# glow paint sights



## faststang90 (Apr 8, 2013)

I got some paint for the gun sights and I added today. I need to find a better way brush it than what I have. you just put a led light on it and it makes them glow. so I'm not sure what I'm going to do because you have to add a light to it to glow. I just hate to spend 120.00 on sights for a back up gun when the gun only cost 230.00


----------



## Steve M1911A1 (Feb 6, 2008)

If you can't see your sights...or the pistol...you shouldn't be shooting.
If you can't see your sights, you can't see your target and what may be behind it.

Me?
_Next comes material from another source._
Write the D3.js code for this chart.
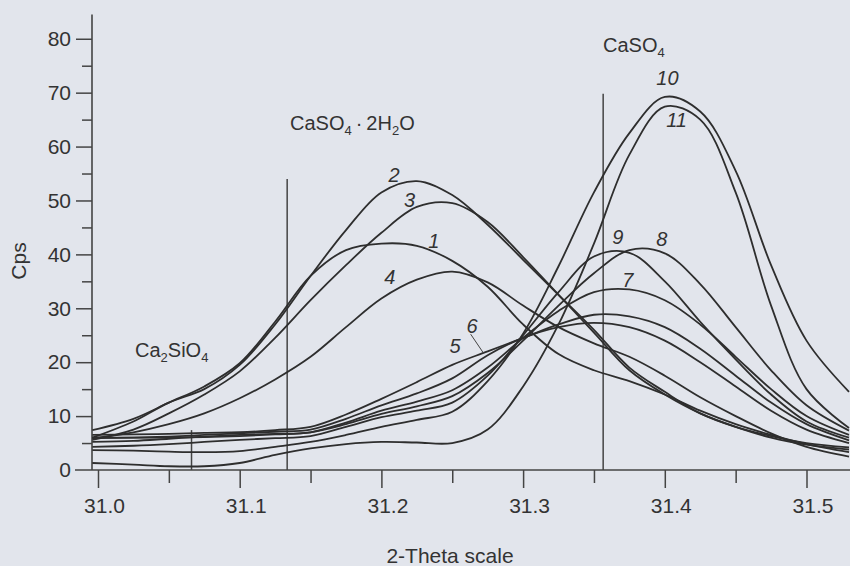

I find glowing sights a distraction that takes my focus away from my target.
I have practiced enough to be able to shoot pretty accurately by seeing only the silhouette of my pistol as a dark form against my target.
If you practice sufficiently, you too will find glowing sights much less than useful, and maybe even impractical.


----------



## Craigh (Jul 29, 2016)

I agree with friend Steve. You have to identify your target and what's behind it. I have inexpensive motion detectors in my home connected to various lamps. I might stay in the hallway in the dark, but any intruder would probably light himself up. Moreover, I have a powerful flashlight either on me or attached to the firearm. I live alone so I doubt I'll be pointing at a family member, but even though pointing a gun at a family member to use the flashlight seems scary, I think it's better to ID that person and I want to maintain the same grip without the light. I also have larger LED floods on all four sides of the house with motion detectors or manual switch. For me, glowing sights are a distraction, like it is for Steve.

My normal sights show up wonderfully when a lamp is on or the flashlight is lighting the intruder with around 500 lumens of strobe. I originally thought the strobe feature would also be distracting, but for me, it's not at all. From behind the strobe, it's just a flickering flashlight beam. From an intruder's point of view, it's confusing. blinding, and somewhat disabling for a short time. My neighbor and I shared being on the wrong end of that strobe, and it's no fun. The Nitecore P05 comes with an extra battery and case for slightly under fifty bucks. It's some of the best money I've spent and I'll be buying more from Nitecore. I think I paid something like $53 for the tactical version which includes a weapon mount, extra batteries and titanium clip.

Nitecore P05 460 Lumen Self-Defense LED Flashlight Mounting Kit


----------